Market responsiveness is enhanced through scalability. Enterprises can launch new geographic markets or business lines with minimal infrastructure investment because cloud infrastructure scales with demand. If a new market generates unexpectedly high demand, infrastructure automatically scales to serve that demand. If demand is lower than expected, infrastructure scales down, minimizing wasted investment. This flexibility allows enterprises to take calculated market risks knowing that infrastructure can scale appropriately regardless of outcomes.
How Cloud Scalability Functions
Horizontal scalability—adding more servers to distribute load—is the primary form of cloud scalability. Rather than upgrading a single server to more powerful hardware (vertical scaling, which has physical limits), horizontal scalability adds additional instances that work in parallel. Load balancers distribute incoming requests across multiple instances, allowing applications to serve more users by adding more servers. This approach can scale virtually infinitely—thousands of instances can work together to serve millions of users.
Vertical scalability—increasing the resources available to individual instances—is also available in cloud environments. If an application bottleneck is a single database server, upgrading that database to larger memory and more powerful processors can improve performance. However, vertical scalability has limits—the largest instance types eventually become too expensive, and some bottlenecks cannot be solved through vertical scaling alone. Most cloud-scalable applications combine horizontal and vertical scaling, using each where appropriate.
Automatic scaling policies enable infrastructure to scale without manual intervention. Rather than requiring humans to monitor demand metrics and manually provision additional capacity, cloud platforms can be configured to automatically provision additional instances when demand indicators exceed configured thresholds. When demand drops, automatic scaling policies can similarly decommission unnecessary instances. This automation ensures that infrastructure remains appropriately sized without requiring constant human attention.

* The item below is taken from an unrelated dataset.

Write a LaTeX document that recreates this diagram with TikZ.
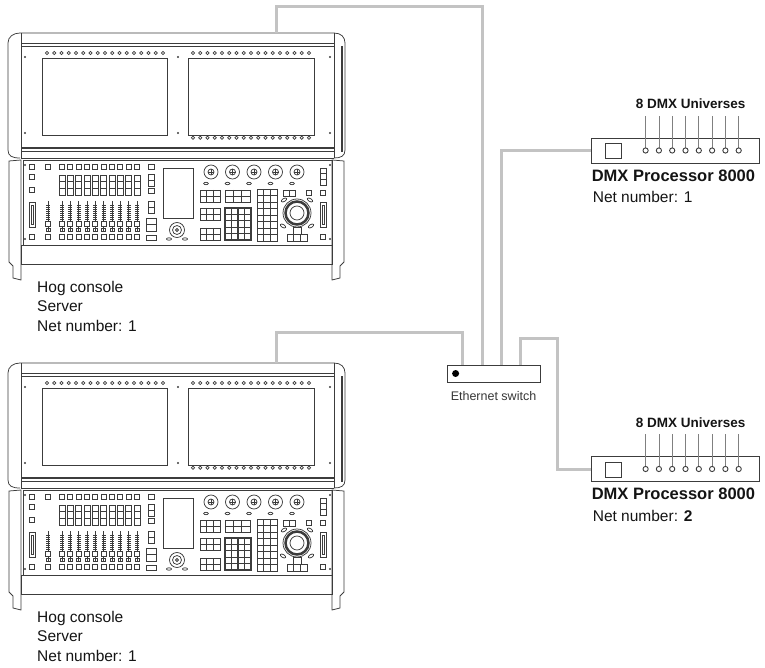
\documentclass[tikz,border=0pt]{standalone}
\usepackage{fontspec}
\setmainfont{Liberation Sans}
\usepackage{tikz}
\usetikzlibrary{positioning}
\usetikzlibrary{calc}
\definecolor{cablegray}{RGB}{195,195,195}
\definecolor{linegray}{RGB}{60,60,60}
\definecolor{textgray}{RGB}{20,20,20}
\tikzset{>=stealth}
\tikzstyle{cable} = [draw=cablegray, line width=3pt]
\tikzstyle{dmxbox} = [draw=linegray, line width=0.8pt, fill=white, minimum width=168pt, minimum height=25pt, inner sep=0pt]
\tikzstyle{switchbox} = [draw=linegray, line width=0.8pt, fill=white, minimum width=93pt, minimum height=17pt, inner sep=0pt]
\tikzstyle{hoglabel} = [anchor=north west, align=left, inner sep=0pt, text=textgray, font=\fontsize{15.5}{19.5}\selectfont]
\tikzstyle{netlabel} = [inner sep=0pt, text=textgray, font=\fontsize{15.5}{17}\selectfont]
\tikzstyle{dmxname} = [inner sep=0pt, text=textgray, font=\fontsize{16.5}{19}\selectfont\bfseries]
\tikzstyle{unilabel} = [inner sep=0pt, text=textgray, font=\fontsize{13.5}{15}\selectfont\bfseries]
\tikzstyle{smalllabel} = [inner sep=0pt, text=textgray!85, font=\fontsize{12.5}{14}\selectfont]
\newcommand{\keygrid}[6]{%
  \draw (#1,#2) rectangle (#3,#4);
  \foreach \k in {1,...,#5} \draw ({#1+(#3-#1)*\k/#5},#2) -- ({#1+(#3-#1)*\k/#5},#4);
  \foreach \k in {1,...,#6} \draw (#1,{#2+(#4-#2)*\k/#6}) -- (#3,{#2+(#4-#2)*\k/#6});
}
\tikzset{
  hogconsole/.pic={
    \begin{scope}[color=linegray, line width=0.75pt]
    %% housing
    \draw (20,158) .. controls (12,158) and (8,156) .. (8,150) -- (8,43)
      .. controls (8,37) and (13,33) .. (20,33) -- (334,33)
      .. controls (341,33) and (345,37) .. (345,43) -- (345,150)
      .. controls (345,156) and (341,158) .. (334,158);
    \draw (21,33) -- (21,158) (334,33) -- (334,158);
    \draw (21,43) -- (334,43) (21,46) -- (334,46) (21,151.5) -- (334,151.5) (21,158) -- (334,158);
    \draw[line width=1.3pt] (21,148) -- (334,148) (342,46) -- (342,152);
    \draw (21,160) -- (9,161) -- (9,262) -- (13,266) -- (13,278) -- (21,280) -- cycle;
    \draw (332,160) -- (344,161) -- (344,262) -- (340,266) -- (340,278) -- (332,280) -- cycle;
    \draw (23,160) rectangle (332,245);
    \draw (21,245) rectangle (332,264);
    %% screens
    \draw (42,58) rectangle (167,135);
    \draw (188,58) rectangle (314,135);
    \foreach \i in {0,...,16} {
      \draw (47+7.25*\i,53) circle (1.6);
      \draw (193+7.25*\i,53) circle (1.6);
      \draw (193+7.25*\i,137.8) circle (1.6);
    }
    \foreach \x/\y in {25/57,25/133,178/57,178/133,330/57,330/133,25/165,330/165,25/239,330/239}
      \fill (\x,\y) circle (1.1);
    %% playback section
    \foreach \x/\y in {32/167,32/177,32/190,32/237,48/167,48/237,323/193,309/193}
      \draw (\x-2.5,\y-2.5) rectangle +(5,5);
    \foreach \x in {62,70.3,78.7,87,95.3,103.7,112,120.3,128.7,137} {
      \draw (\x-2.5,164.5) rectangle +(5,5);
      \draw (\x-2.5,234.5) rectangle +(5,5);
      \keygrid{\x-3}{175}{\x+3}{195}{1}{3}
    }
    \foreach \x in {48,62,70.3,78.7,87,95.3,103.7,112,120.3,128.7,137} {
      \draw (\x,201) -- (\x,231);
      \foreach \t in {0,...,7} \draw (\x-2,{205+2*\t}) -- (\x+2,{205+2*\t});
      \draw[fill=white] (\x-2.5,221) rectangle (\x+2.5,226);
      \draw (\x-2,228) rectangle (\x+2,231);
    }
    \draw (29,202) rectangle (35,227) (31,205) rectangle (33,224);
    \draw (320,202) rectangle (326,227) (322,205) rectangle (324,224);
    \draw (148,164.5) rectangle +(6,5);
    \keygrid{148}{174}{154}{186}{1}{2}
    \draw (148,188) rectangle +(6,5);
    \keygrid{148}{201}{154}{213}{1}{2}
    \keygrid{146}{218}{156}{231}{1}{2}
    \draw (146,235) rectangle (156,240);
    \keygrid{320}{168}{326}{185}{1}{3}
    \draw (320.5,234.5) rectangle +(5,5);
    %% programmer section
    \draw (163,168) rectangle (193,218);
    \draw (177,230) circle (7.5) (177,230) circle (4.5) (177,230) circle (1.5);
    \draw (169,239) ellipse (2.5 and 1.2) (185,239) ellipse (2.5 and 1.2);
    \foreach \x in {211,232.5,254,275.5,297} {
      \draw (\x,172) circle (7) (\x,172) circle (3);
      \draw (\x-3,172) -- (\x+3,172) (\x,169) -- (\x,175);
      \draw (\x-5,183.5) ellipse (2.3 and 1.2);
    }
    \keygrid{200}{190}{220}{202}{3}{2}
    \keygrid{225}{190}{250}{202}{3}{2}
    \keygrid{200}{208}{220}{220}{3}{2}
    \keygrid{200}{228}{220}{240}{3}{2}
    \begin{scope}[line width=1.1pt]
      \keygrid{225}{208}{251}{240}{4}{5}
    \end{scope}
    \keygrid{257}{189}{277}{241}{3}{8}
    \keygrid{283}{190}{295}{196}{2}{1}
    %% trackball
    \draw[line width=2.5pt] (297,213) circle (11.5);
    \draw (297,213) circle (14) (297,213) circle (7);
    \foreach \x/\y/\a in {284/200/30,310/200/-30,283/226/-30,311/226/30}
      \draw[rotate around={\a:(\x,\y)}] (\x,\y) ellipse (3 and 1.5);
    \draw (293,227) rectangle (301,234);
    \keygrid{287}{234}{307}{241}{3}{1}
    \end{scope}
    \coordinate (-net) at (276,33);
    \node[hoglabel] (-label) at (37,281) {Hog console\\Server\\Net number: 1};
  }
}
\begin{document}
\begin{tikzpicture}[x=1pt, y=-1pt]
    \useasboundingbox (0,0) rectangle (765,668);
    \pic (con1) at (0,0) {hogconsole};
    \pic (con2) at (0,330) {hogconsole};
    \node [switchbox] (switch) at (493.5,373.5) {};
    \fill [black] ([xshift=9pt]switch.west) circle (3.5);
    \node [smalllabel, below=9pt of switch] (switchlabel) {Ethernet switch};
    \node [dmxbox] (dmx1) at (675,150.5) {};
    \node [dmxbox] (dmx2) at (675,469) {};
    \foreach \d/\n in {dmx1/1,dmx2/\textbf{2}} {
      \draw [linegray, line width=0.8pt] ($(\d.west)+(15,-7)$) rectangle +(16,15);
      \foreach \i in {0,...,7} {
        \draw [gray, line width=0.7pt] ($(\d.west)+({55+13.3*\i},-2.6)$) -- ++(0,-32);
        \draw [linegray, line width=0.9pt] ($(\d.west)+({55+13.3*\i},0)$) circle (2.6);
      }
      \node [unilabel] (\d-uni) at ($(\d.west)+(100,-46.5)$) {8 DMX Universes};
      \node [dmxname, below right=6pt and 1pt of \d.south west] (\d-name) {DMX Processor 8000};
      \node [netlabel, below right=10pt and 1pt of \d-name.south west] (\d-net) {Net number: \n};
    }
    %% Cables
    \coordinate (bend1) at (482,7);
    \coordinate (bend3) at (462,332);
    \coordinate (bend4) at (557,338);
    \path [cable] (con1-net) |- (bend1) -- (bend1 |- switch.north);
    \path [cable] (con2-net) |- (bend3) -- (bend3 |- switch.north);
    \path [cable] ([xshift=55pt]switch.north west) |- (dmx1.west);
    \path [cable] ([xshift=74pt]switch.north west) |- (bend4) |- (dmx2.west);
  \end{tikzpicture}
\end{document}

Key Considerations for Implementing Effective Scalability
Stateful versus stateless application design fundamentally impacts scalability. Stateless applications that don’t maintain session state in memory or on local disk scale easily—each additional instance handles requests identically. Applications that maintain state locally are harder to scale—load balancers cannot freely route requests to any available instance because specific instances hold session data for specific users. Designing applications to be stateless, storing state in external databases or cache systems, is essential for achieving true cloud scalability.
Database scalability is often the bottleneck in cloud application scalability. While compute instances scale easily through horizontal scaling, databases frequently cannot. A single database instance can only accept connections from so many applications before becoming a bottleneck. Designing database systems that scale horizontally—through sharding, replication, or distributed databases—is more complex than scaling compute. Many enterprises discover that their applications scaled successfully to thousands of instances but the database cannot keep pace. Proper database architecture for cloud scalability must be designed into applications from inception.
Cost implications of scalability require attention. While scalability improves average utilization and cost-efficiency, rapid automatic scaling can result in unexpected cost spikes. If an application scales to thousands of instances because of a traffic spike, the corresponding cloud costs spike correspondingly. Without proper cost monitoring and controls, cloud scalability can actually increase costs if not managed carefully. Implementing scaling policies that balance performance with cost, and setting cost limits that prevent runaway scaling, is essential for sustainable cloud scalability.
Scalability and Broader Cloud Architecture
Cloud scalability is a foundational requirement for cloud-native application architectures. Cloud-native applications are designed from inception to exploit cloud scalability, using stateless designs and distributed systems patterns that enable horizontal scaling. Traditional monolithic applications retrofitted to cloud often struggle to achieve the scalability benefits that cloud infrastructure theoretically provides because their architecture doesn’t align with cloud scaling patterns.
Cloud elasticity, related to but distinct from scalability, refers to how quickly and efficiently infrastructure can respond to demand changes. Scalability measures maximum capacity; elasticity measures responsiveness and efficiency of reaching that capacity. An application might be scalable to serve 1 million users, but if scaling from 100 users to 1 million users takes hours, the application lacks elasticity. Together, scalability and elasticity enable enterprises to build applications that respond gracefully to demand variation.